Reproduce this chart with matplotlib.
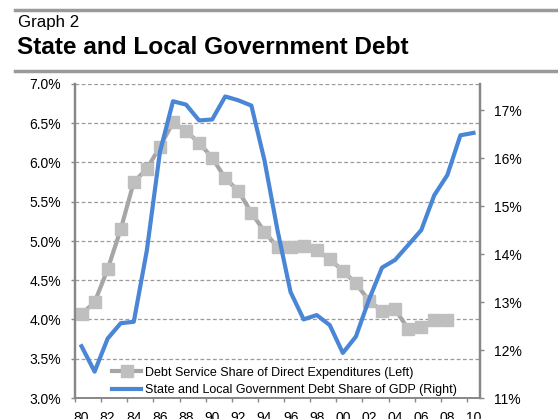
import matplotlib
matplotlib.use('Agg')
import matplotlib.pyplot as plt
from matplotlib.ticker import FixedLocator, FuncFormatter

plt.rcParams['font.family'] = ['Liberation Sans', 'DejaVu Sans']

# data
years = list(range(1980, 2011))
year_labels = [f"{y % 100:02d}" for y in years]

debt_service_years = list(range(1980, 2009))
debt_service = [4.07, 4.22, 4.64, 5.15, 5.75, 5.92, 6.20, 6.51, 6.40, 6.25,
                6.06, 5.80, 5.64, 5.36, 5.12, 4.92, 4.92, 4.94, 4.88, 4.77,
                4.62, 4.46, 4.24, 4.11, 4.13, 3.88, 3.90, 3.99, 3.99]

debt_gdp = [12.08, 11.55, 12.24, 12.56, 12.59, 14.08, 16.13, 17.19, 17.12, 16.79,
            16.81, 17.29, 17.21, 17.10, 15.96, 14.50, 13.21, 12.64, 12.73, 12.52,
            11.94, 12.28, 13.05, 13.72, 13.88, 14.19, 14.50, 15.23, 15.65, 16.48,
            16.53]

left_ticks = [3.0, 3.5, 4.0, 4.5, 5.0, 5.5, 6.0, 6.5, 7.0]
right_ticks = [11, 12, 13, 14, 15, 16, 17]

GRAY_LINE = '#A6A6A6'
GRAY_MARK = '#BFBFBF'
BLUE = '#4A86D6'
AXIS = '#878787'

fig = plt.figure(figsize=(5.58, 4.19), dpi=100)

# header rules and titles
fig.add_artist(plt.Line2D([15 / 558, 1], [1 - 10 / 419] * 2, color='#9A9A9A', lw=2.5))
fig.add_artist(plt.Line2D([15 / 558, 1], [1 - 71 / 419] * 2, color='#9A9A9A', lw=2.5))
fig.text(18 / 558, 1 - 27 / 419, 'Graph 2', fontsize=12.2, ha='left', va='baseline')
fig.text(17 / 558, 1 - 54 / 419, 'State and Local Government Debt', fontsize=17.6,
         fontweight='bold', ha='left', va='baseline')

left, right, top, bottom = 75, 480, 84, 398
ax = fig.add_axes([left / 558, 1 - bottom / 419, (right - left) / 558, (bottom - top) / 419])
ax2 = ax.twinx()

x_all = list(range(len(years)))
x_ds = [years.index(y) for y in debt_service_years]

l1, = ax.plot(x_ds, debt_service, color=GRAY_LINE, lw=3, marker='s', ms=8,
              mfc=GRAY_MARK, mec=GRAY_MARK, zorder=3,
              label='Debt Service Share of Direct Expenditures (Left)')
l2, = ax2.plot(x_all, debt_gdp, color=BLUE, lw=3,
               label='State and Local Government Debt Share of GDP (Right)')

ax.set_xlim(-0.5, len(years) - 0.5)
ax.set_ylim(3.0, 7.0)
ax2.set_ylim(11, 17.55)

ax.set_yticks(left_ticks)
ax.yaxis.set_major_formatter(FuncFormatter(lambda v, p: f"{v:.1f}%"))
ax2.set_yticks(right_ticks)
ax2.yaxis.set_major_formatter(FuncFormatter(lambda v, p: f"{v:.0f}%"))

# x: tick marks at category boundaries, labels at every other category centre
ax.xaxis.set_major_locator(FixedLocator([i - 0.5 for i in range(0, len(years), 2)]))
ax.xaxis.set_minor_locator(FixedLocator(list(range(0, len(years), 2))))
ax.xaxis.set_major_formatter(FuncFormatter(lambda v, p: ''))
ax.xaxis.set_minor_formatter(FuncFormatter(lambda v, p: year_labels[int(round(v))]))
ax.tick_params(axis='x', which='major', length=3, width=1, color=AXIS, direction='out')
ax.tick_params(axis='x', which='minor', length=0, pad=9, labelsize=10)

ax.tick_params(axis='y', length=3, width=1, color=AXIS, pad=7, labelsize=10)
ax2.tick_params(axis='y', length=3, width=1, color=AXIS, pad=7, labelsize=10)

ax.grid(axis='y', color='#9A9A9A', ls=(0, (3, 2)), lw=0.9)
ax.set_axisbelow(True)

for a in (ax, ax2):
    a.spines['top'].set_visible(False)
    a.spines['left'].set_color(AXIS)
    a.spines['right'].set_color(AXIS)
    a.spines['bottom'].set_color(AXIS)
    a.spines['left'].set_linewidth(1.6)
    a.spines['right'].set_linewidth(1.6)
    a.spines['bottom'].set_linewidth(1.2)

ax2.legend(handles=[l1, l2], loc='lower left', bbox_to_anchor=(0.08, -0.01),
           frameon=False, fontsize=9, handlelength=2.3, handletextpad=0.3,
           labelspacing=0.45, borderaxespad=0)

fig.savefig('out.png', dpi=100)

= = =

Return all the lines that contain the string "chart".

→ Solution for this exercise:
Reproduce this chart with matplotlib.

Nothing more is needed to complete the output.